* **Given data**:
'''
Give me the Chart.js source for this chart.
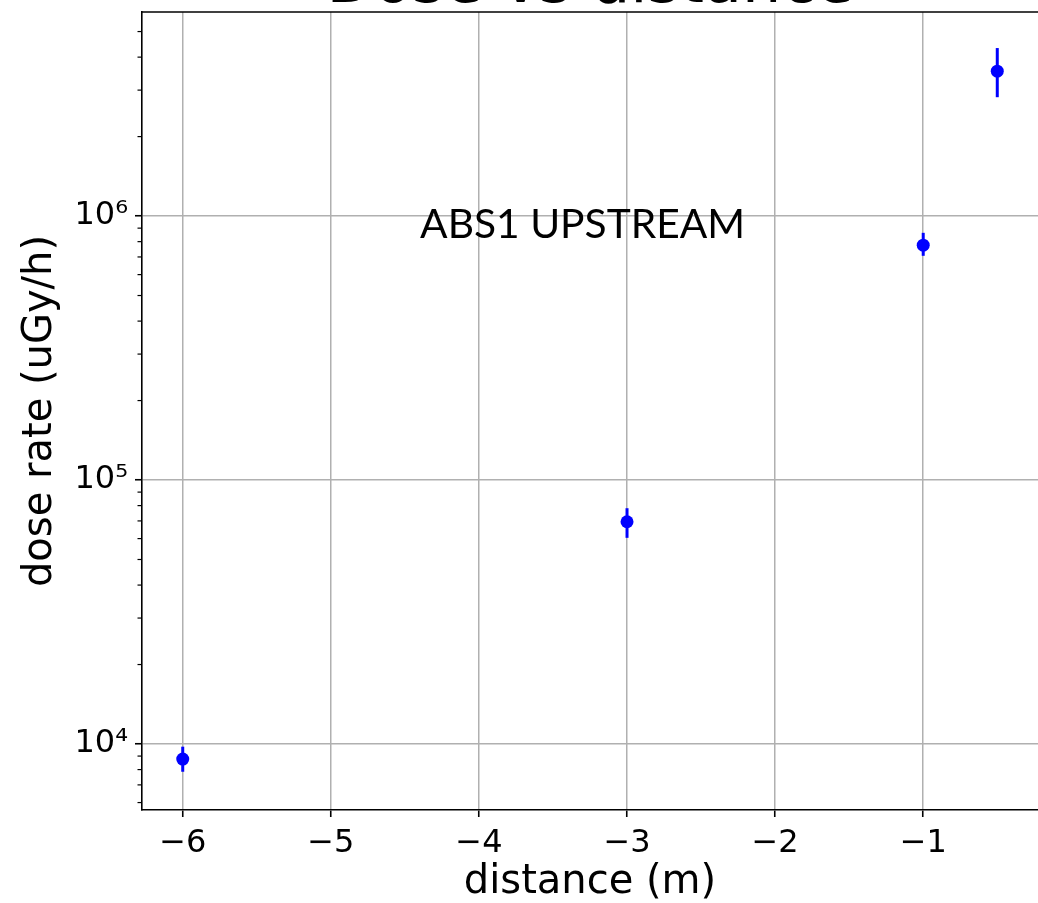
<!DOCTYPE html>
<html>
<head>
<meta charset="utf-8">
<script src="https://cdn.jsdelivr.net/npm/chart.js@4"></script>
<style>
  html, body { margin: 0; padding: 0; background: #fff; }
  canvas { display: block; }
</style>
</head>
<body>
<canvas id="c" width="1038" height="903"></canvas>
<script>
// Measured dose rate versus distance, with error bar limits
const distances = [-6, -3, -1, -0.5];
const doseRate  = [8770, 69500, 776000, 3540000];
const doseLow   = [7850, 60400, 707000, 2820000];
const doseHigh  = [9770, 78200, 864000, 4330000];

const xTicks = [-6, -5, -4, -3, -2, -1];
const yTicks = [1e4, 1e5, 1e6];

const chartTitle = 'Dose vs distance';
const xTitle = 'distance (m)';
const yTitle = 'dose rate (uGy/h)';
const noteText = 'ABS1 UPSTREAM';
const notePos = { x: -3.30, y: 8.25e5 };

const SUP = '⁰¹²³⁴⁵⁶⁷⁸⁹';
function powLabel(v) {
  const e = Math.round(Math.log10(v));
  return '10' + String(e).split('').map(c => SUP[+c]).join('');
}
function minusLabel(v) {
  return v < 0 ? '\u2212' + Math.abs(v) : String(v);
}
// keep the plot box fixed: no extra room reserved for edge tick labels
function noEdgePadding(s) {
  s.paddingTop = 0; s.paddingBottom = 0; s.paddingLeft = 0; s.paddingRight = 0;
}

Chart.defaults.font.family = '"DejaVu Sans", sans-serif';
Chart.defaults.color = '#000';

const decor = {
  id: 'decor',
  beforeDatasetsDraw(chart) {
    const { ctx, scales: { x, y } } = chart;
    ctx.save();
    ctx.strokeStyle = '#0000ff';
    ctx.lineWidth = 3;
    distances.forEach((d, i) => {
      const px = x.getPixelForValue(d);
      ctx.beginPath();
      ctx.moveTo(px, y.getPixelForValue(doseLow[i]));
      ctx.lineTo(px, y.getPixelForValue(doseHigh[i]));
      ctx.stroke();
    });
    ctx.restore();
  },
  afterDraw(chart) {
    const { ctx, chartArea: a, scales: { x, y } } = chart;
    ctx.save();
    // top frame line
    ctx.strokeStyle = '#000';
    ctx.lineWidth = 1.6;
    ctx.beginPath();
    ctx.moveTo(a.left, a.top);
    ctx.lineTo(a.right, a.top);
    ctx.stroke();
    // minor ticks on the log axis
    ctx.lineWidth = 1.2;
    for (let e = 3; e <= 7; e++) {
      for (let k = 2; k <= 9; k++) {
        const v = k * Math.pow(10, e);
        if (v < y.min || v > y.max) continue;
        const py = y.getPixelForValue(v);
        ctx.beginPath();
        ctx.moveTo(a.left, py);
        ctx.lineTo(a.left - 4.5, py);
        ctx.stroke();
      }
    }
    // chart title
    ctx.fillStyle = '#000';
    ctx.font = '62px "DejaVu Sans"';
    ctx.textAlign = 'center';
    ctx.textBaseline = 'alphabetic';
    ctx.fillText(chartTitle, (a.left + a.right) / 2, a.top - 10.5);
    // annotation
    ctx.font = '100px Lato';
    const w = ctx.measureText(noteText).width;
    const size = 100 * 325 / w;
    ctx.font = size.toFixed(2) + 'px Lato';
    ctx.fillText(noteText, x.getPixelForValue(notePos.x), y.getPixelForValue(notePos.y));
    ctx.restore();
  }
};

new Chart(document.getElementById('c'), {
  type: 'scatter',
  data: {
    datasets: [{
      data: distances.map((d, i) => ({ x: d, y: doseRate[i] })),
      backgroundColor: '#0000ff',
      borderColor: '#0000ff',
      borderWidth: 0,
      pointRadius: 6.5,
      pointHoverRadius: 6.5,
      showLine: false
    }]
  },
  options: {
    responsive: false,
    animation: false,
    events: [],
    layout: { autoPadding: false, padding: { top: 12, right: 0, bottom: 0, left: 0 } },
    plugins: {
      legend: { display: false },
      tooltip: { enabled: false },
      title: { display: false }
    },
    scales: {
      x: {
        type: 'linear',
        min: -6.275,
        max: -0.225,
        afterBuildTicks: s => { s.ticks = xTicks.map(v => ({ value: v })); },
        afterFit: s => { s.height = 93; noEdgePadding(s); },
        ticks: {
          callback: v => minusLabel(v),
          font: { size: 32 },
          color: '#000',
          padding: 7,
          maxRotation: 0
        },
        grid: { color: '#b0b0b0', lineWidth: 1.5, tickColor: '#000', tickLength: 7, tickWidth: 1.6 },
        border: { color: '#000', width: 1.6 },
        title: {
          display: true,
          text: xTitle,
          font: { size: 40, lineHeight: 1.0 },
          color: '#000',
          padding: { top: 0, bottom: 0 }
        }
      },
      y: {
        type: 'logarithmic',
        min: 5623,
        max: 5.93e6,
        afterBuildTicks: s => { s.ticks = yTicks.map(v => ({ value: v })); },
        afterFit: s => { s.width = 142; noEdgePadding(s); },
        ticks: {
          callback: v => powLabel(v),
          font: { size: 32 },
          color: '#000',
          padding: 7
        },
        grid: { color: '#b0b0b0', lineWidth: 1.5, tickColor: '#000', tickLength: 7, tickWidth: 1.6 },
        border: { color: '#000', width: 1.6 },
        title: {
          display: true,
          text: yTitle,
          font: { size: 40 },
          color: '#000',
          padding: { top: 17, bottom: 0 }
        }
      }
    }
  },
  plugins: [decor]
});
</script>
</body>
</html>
'''
'''
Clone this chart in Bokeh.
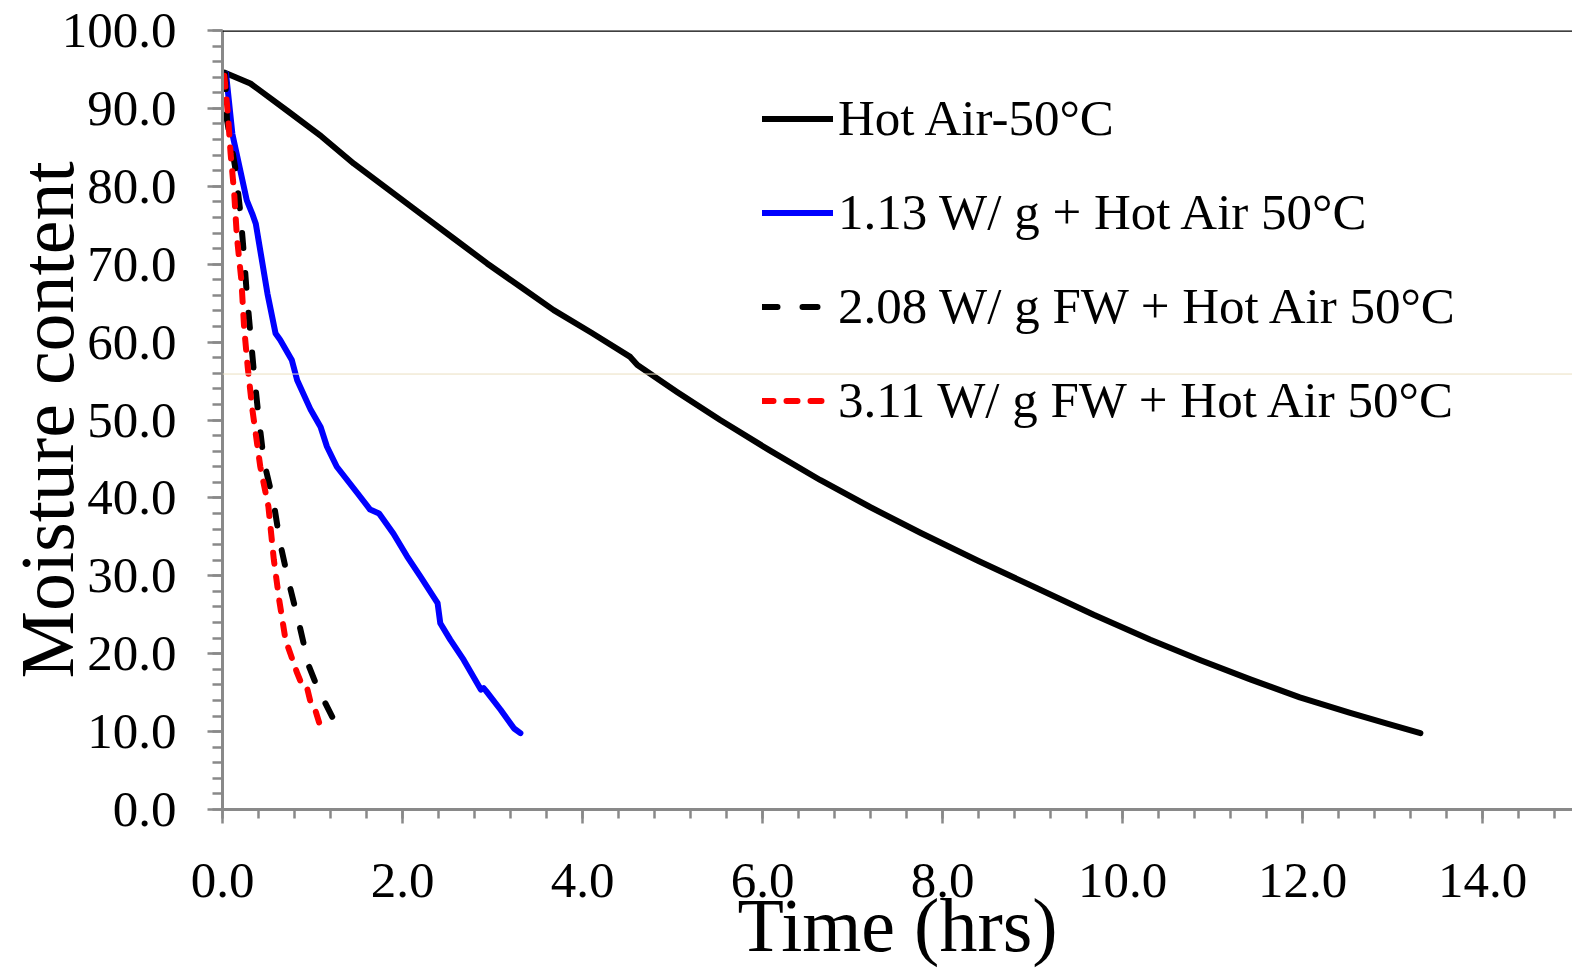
'''
Your task is to quote, unchanged, only the lines from the line bearing "Give me the Chart.js source for this chart." through the line bearing "const yTicks = [1e4, 1e5, 1e6];"; the pictures are not part of the copy.

* **Result for this task**:
Give me the Chart.js source for this chart.
<!DOCTYPE html>
<html>
<head>
<meta charset="utf-8">
<script src="https://cdn.jsdelivr.net/npm/chart.js@4"></script>
<style>
  html, body { margin: 0; padding: 0; background: #fff; }
  canvas { display: block; }
</style>
</head>
<body>
<canvas id="c" width="1038" height="903"></canvas>
<script>
// Measured dose rate versus distance, with error bar limits
const distances = [-6, -3, -1, -0.5];
const doseRate  = [8770, 69500, 776000, 3540000];
const doseLow   = [7850, 60400, 707000, 2820000];
const doseHigh  = [9770, 78200, 864000, 4330000];

const xTicks = [-6, -5, -4, -3, -2, -1];
const yTicks = [1e4, 1e5, 1e6];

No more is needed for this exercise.